Reputation: 5201
I was going through this tutorial and saw the following piece of code:
# Calculate score to determine when the environment has been solved
scores.append(time)
mean_score = np.mean(scores[-100:])
if episode % 50 == 0:
print('Episode {}\tAverage length (last 100 episodes): {:.2f}'.format(
episode, mean_score))
if mean_score > env.spec.reward_threshold:
print("Solved after {} episodes! Running average is now {}. Last episode ran to {} time steps."
.format(episode, mean_score, time))
break
however, it didn't really made sense to me. How does one define when a "RL environment has been solved"? Not sure what that even means. I guess in classification it would make sense to define it to be when loss is zero. In regression maybe when the total l2 loss is less than some value? Perhaps it would have made sense to define it when the expected returns (discounted rewards) is greater than some value.
But here it seems they are counting the # of time steps?

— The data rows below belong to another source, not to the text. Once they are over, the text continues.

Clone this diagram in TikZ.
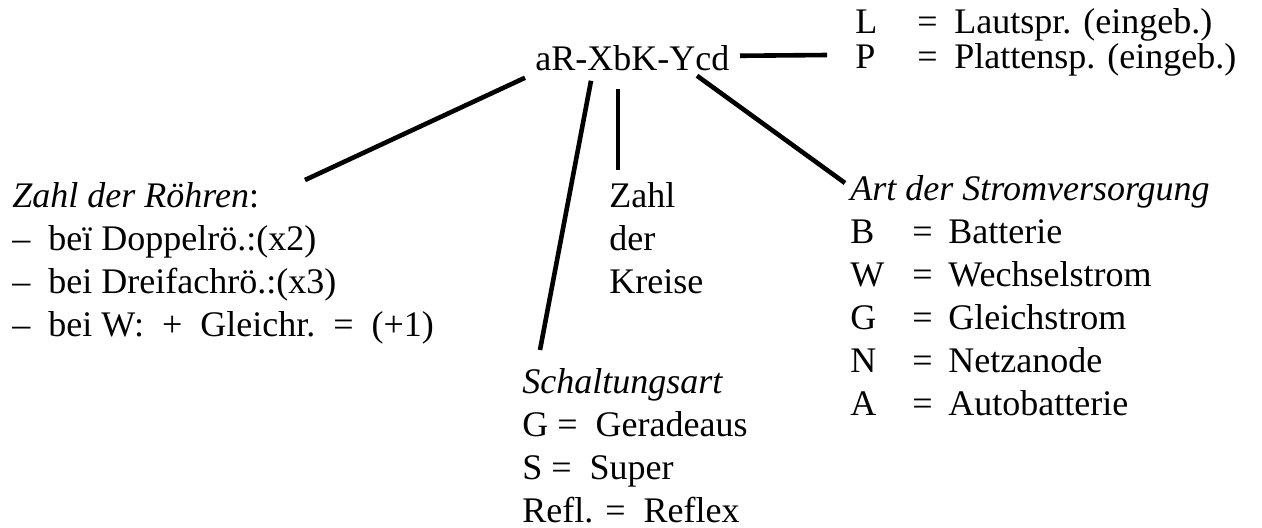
\documentclass[tikz,border=0pt]{standalone}
\usepackage{fontspec}
\setmainfont{LiberationSerif}[Extension=.ttf,UprightFont=*-Regular,ItalicFont=*-Italic,BoldFont=*-Bold]
\begin{document}
\begin{tikzpicture}[x=0.5pt,y=-0.5pt,
    every node/.style={inner sep=0pt,anchor=base west,font=\rmfamily\fontsize{18}{21.5}\selectfont},
    zweig/.style={line width=2.3pt}]
  \useasboundingbox (0,0) rectangle (1262,527);
  \node (typ) at (535,70) {aR-XbK-Ycd};
  \node (zusatz) at (855,33) {\def\arraystretch{.82}%
    \begin{tabular}[t]{@{}p{31pt}@{}p{18.5pt}@{}l@{}}
      L & = & Lautspr. (eingeb.)\\
      P & = & Plattensp. (eingeb.)
    \end{tabular}};
  \node[align=left] (roehren) at (12,336) {\textit{Zahl der Röhren}:\\
    --~~beï Doppelrö.:(x2)\\
    --~~bei Dreifachrö.:(x3)\\
    --~~bei W:\enspace+\enspace Gleichr.\enspace=\enspace(+1)};
  \node[align=left] (schaltung) at (522,522) {\textit{Schaltungsart}\\
    G =\enspace Geradeaus\\
    S =\enspace Super\\
    Refl. =\enspace Reflex};
  \node[align=left] (kreise) at (609,293) {Zahl\\der\\Kreise};
  \node (strom) at (850,200) {%
    \begin{tabular}[t]{@{}p{31pt}@{}p{18pt}@{}l@{}}
      \multicolumn{3}{@{}l@{}}{\textit{Art der Stromversorgung}}\\
      B & = & Batterie\\
      W & = & Wechselstrom\\
      G & = & Gleichstrom\\
      N & = & Netzanode\\
      A & = & Autobatterie
    \end{tabular}};
  \draw[zweig] ([shift={(-10,7)}]typ.south west) -- ([shift={(293,-156)}]roehren.base west);
  \draw[zweig] ([shift={(56,10)}]typ.south west) -- ([shift={(18,-172)}]schaltung.base west);
  \draw[zweig] ([shift={(83,18)}]typ.south west) -- ([shift={(9,-123)}]kreise.base west);
  \draw[zweig] ([shift={(162,5)}]typ.south west) -- ([shift={(-5,-17)}]strom.base west);
  \draw[zweig] ([shift={(205,-15)}]typ.south west) -- ([shift={(-28,22)}]zusatz.base west);
\end{tikzpicture}
\end{document}
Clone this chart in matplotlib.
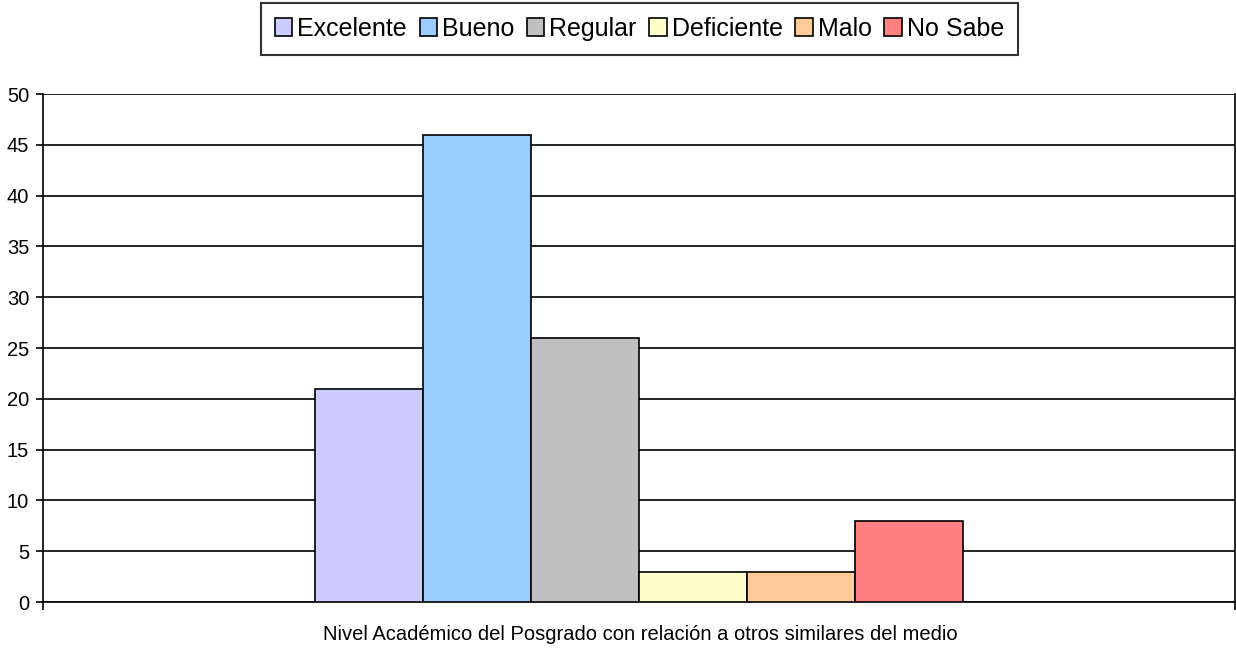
import matplotlib
matplotlib.use("Agg")
import matplotlib.pyplot as plt
from matplotlib.patches import Patch

plt.rcParams['font.family'] = ['Liberation Sans', 'DejaVu Sans']

categories = ["Excelente", "Bueno", "Regular", "Deficiente", "Malo", "No Sabe"]
values = [21, 46, 26, 3, 3, 8]
colors = ["#CCCCFF", "#99CCFF", "#C0C0C0", "#FFFFCC", "#FFCC99", "#FF8080"]
xlabel = "Nivel Académico del Posgrado con relación a otros similares del medio"
yticks = [0, 5, 10, 15, 20, 25, 30, 35, 40, 45, 50]

fig = plt.figure(figsize=(12.36, 6.5), dpi=100)
ax = fig.add_axes([43/1236, 1 - 602/650, (1235 - 43)/1236, (602 - 94)/650])

n = len(categories)
bw = 108 / 1192
offsets = [(i - (n - 1) / 2) * bw for i in range(n)]
for off, v, c in zip(offsets, values, colors):
    ax.bar(off, v, width=bw, color=c, edgecolor="black", linewidth=1.2, zorder=3)

ax.set_xlim(-0.5, 0.5)
ax.set_ylim(0, 50)
ax.set_yticks(yticks)
ax.set_yticklabels([str(t) for t in yticks], fontsize=14.5)
ax.yaxis.grid(True, color="black", linewidth=1.2, zorder=0)
ax.set_axisbelow(True)
ax.set_xticks([-0.5, 0.5])
ax.set_xticklabels(["", ""])
ax.tick_params(axis="y", length=5, width=1.2, pad=5)
ax.tick_params(axis="x", length=6, width=1.2)
for s in ["left", "bottom", "right"]:
    ax.spines[s].set_linewidth(1.2)
ax.spines["top"].set_visible(False)
fig.text(640/1236, 1 - 634/650, xlabel, fontsize=14.5, ha="center", va="center")

handles = [Patch(facecolor=c, edgecolor="black", linewidth=1.2) for c in colors]
leg = fig.legend(handles, categories, loc="upper center", bbox_to_anchor=(639.5/1236, 1 - 3/650),
                 ncol=n, fontsize=18, frameon=True, fancybox=False, edgecolor="black",
                 handlelength=0.7, handleheight=0.7, handletextpad=0.2, columnspacing=0.5,
                 borderpad=0.55, borderaxespad=0)
leg.get_frame().set_linewidth(1.5)

fig.savefig("out.png", dpi=100)
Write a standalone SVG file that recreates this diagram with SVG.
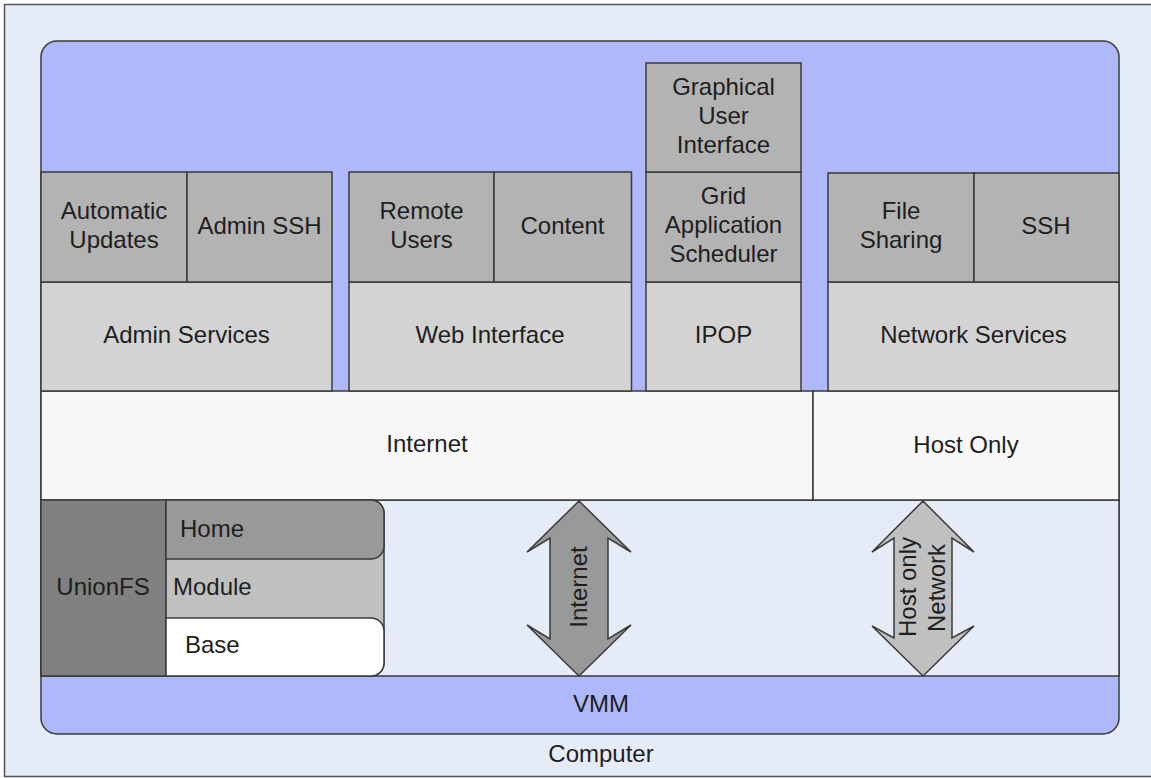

This doesn't make any sense to me.
Note the original tutorial had this:
def main(episodes):
running_reward = 10
for episode in range(episodes):
state = env.reset() # Reset environment and record the starting state
done = False
for time in range(1000):
action = select_action(state)
# Step through environment using chosen action
state, reward, done, _ = env.step(action.data[0])
# Save reward
policy.reward_episode.append(reward)
if done:
break
# Used to determine when the environment is solved.
running_reward = (running_reward * 0.99) + (time * 0.01)
update_policy()
if episode % 50 == 0:
print('Episode {}\tLast length: {:5d}\tAverage length: {:.2f}'.format(episode, time, running_reward))
if running_reward > env.spec.reward_threshold:
print("Solved! Running reward is now {} and the last episode runs to {} time steps!".format(running_reward, time))
break
not sure if this makes much more sense...
is this only a particular quirk of this environment/task? How does the task end in general?
Upvotes: 0
Views: 2316
Reputation: 700
is this only a particular quirk of this environment/task?
Yes. Episode termination depends totally on the respective environment.
CartPole challenge is considered as solved when the average reward is greater than or equal to 195.0 over 100 consecutive trials.
Performance of your solution is measured by how quickly your algorithm was able to solve the problem.
For more information on Cartpole env refer to this wiki.
For information on any GYM environment refer to this wiki.
Upvotes: 0
Reputation: 579
The time used in case of cartpole equals the reward of the episode. The longer you balance the pole the higher the score, stopping at some maximum time value.
So the episode would be considered solved if the running average of the last episodes is near enough that maximum time.
Upvotes: 1